Based on a survey dated May 28, it is estimated that Italy is the first country among the 28 EU member states when it comes to excise duty on fuel; consequently our country is ranked first in Europe for the cost of fuel paid by transport companies, on average 1,294.2 euro/1000 litres, net of VAT. Currently Italy ranks first in the EU for petrol prices (1,346.3 euro/1000 litres) and second for diesel prices (1,246.9 euro/1000 litres), however following the Brexit, Italy will top the diesel price chart as well.
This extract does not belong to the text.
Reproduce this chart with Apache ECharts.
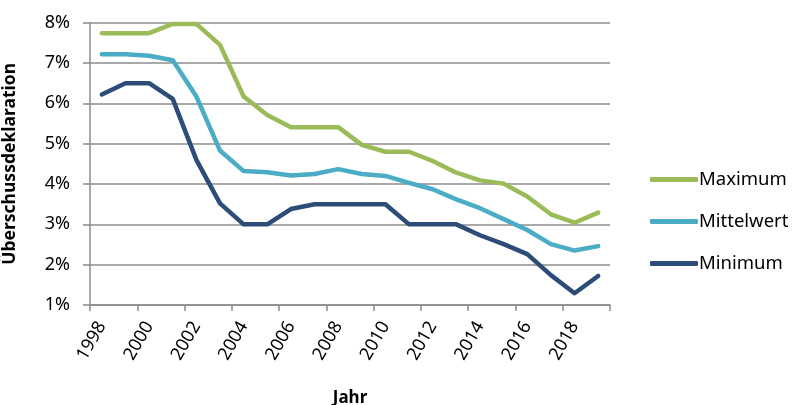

On the environmental front, Conftrasporto-Confcommercio, in a ministerial meeting, asked the Government to sponsor the development of the LNG (Liquefied Natural Gas) supply chain, with favourable start-up taxes, carrying out ad hoc evaluations with other European ports to detect the gaps currently plaguing Italian ports, which are still heavily restraining the development of a traditional marine supply and, consequently, the availability of LNG in our ports.

In addition, according to road haulage associations, it is likewise urgent to sort out, once and for all, our dysfunctional Motor Vehicle Authorities, and support the RoadAlliance agreement in Europe to combat social dumping.

Then there is the question of the Brenner border post, with Austria busy fixing a set number of trucks able to pass from Italy: Conftrasporto asked the ministry to demand respect for the principle of free movement of people and goods. The inspections announced by Austria against illegal immigration would make it impossible for many transporters to deliver their goods on time.

Conftrasporto-Confcommercio - which calculated, on an annual basis, a 370 million euro damage for an hour's delay in crossing the Brenner - proposed, in the event that Austria implements the measures, to create a fast "Shengen-like" corridor allowing fast access to EU transport companies, albeit with random checks.